Egli è, comunque, riuscito a varcare indenne l’orizzonte bellico e oppressivo e a chiudere la sua vita in un’Italia ormai democratica. Ben diversa è stata la sorte dell’altra figura che accostiamo a don Luigi in un dittico sacerdotale. Siamo nell’aprile 1951 e sull’allora Cecoslovacchia incombe il sudario di un regime comunista spietato. Un ancor giovane prete salesiano (era nato nel 1915 in un villaggio slovacco, noto per i suoi vigneti) viene arrestato dalla polizia con altri sacerdoti e chierici che, inoltrandosi per boschi, monti e valli, cercavano di migrare all’estero e raggiungere l’Alto Adige e, infine, nientemeno che Torino come meta agognata di libertà religiosa e politica. Il suo nome era Titus Zeman. Alle spalle aveva una formazione culturale come chimico e docente di materie scientifiche, ma anche sportiva e pedagogica.

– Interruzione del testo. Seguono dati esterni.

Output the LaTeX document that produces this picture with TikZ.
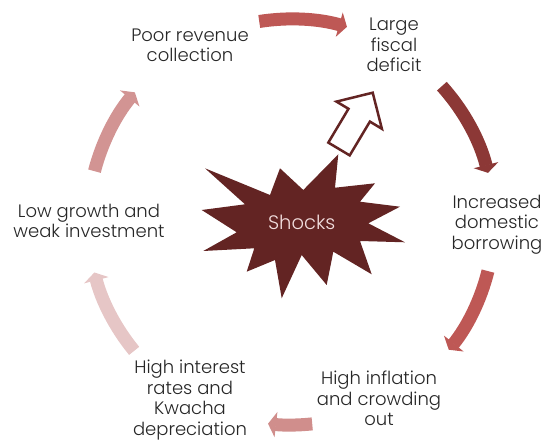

Ma sulla sua biografia si stende l’ombra tenebrosa della persecuzione: per 18 anni, fino alla morte avvenuta nei primi giorni del 1969, la sua vita era stata un calvario. Condannato per alto tradimento e spionaggio, torturato, sottoposto a vessazioni psichiche e morali, destinato anche a essere “cavia sperimentale”, considerato un pericoloso nemico dello Stato e «uomo destinato all’eliminazione», costretto a una falsa auto-accusa, egli attraversa le varie carceri repressive, ridotto a una larva umana come emerge dalle foto segnaletiche della prigione di Ilava. Ma il suo sguardo è sempre fermo e sereno, come lo è la sua fede, mentre supera le varie tappe della sua nazione con gli squarci di luce, come con la «Primavera di Praga», subito spenti dal ripristino forzato del regime ad opera dei carri armati russi.

Alla fine, ormai stremato e prossimo alla morte, viene amnistiato in extremis e, dopo un mese, muore in ospedale e i suoi funerali, l’11 gennaio 1969, si trasformano in una celebrazione corale di affetto, vanamente osteggiata dalle restrizioni pubbliche e dalla presenza di spie governative. Pochi mesi dopo ironicamente un processo di revisione lo assolverà con formula piena e la Chiesa lo annovererà tra i beati lo scorso 30 settembre. L’intera trama di questa esistenza – che rivela la figura di un vero “martire” sia nel senso etimologico di “testimone” ma anche in quello popolare di vittima per un ideale e per la fede – è stata ricostruita da una studiosa, Ludovica Maria Zanet, non solo nella traiettoria biografica di don Titus, ma anche nella ricomposizione di un quadro storico ed ecclesiale che per molti lettori è ancora fiammeggiante nella memoria e nello spirito.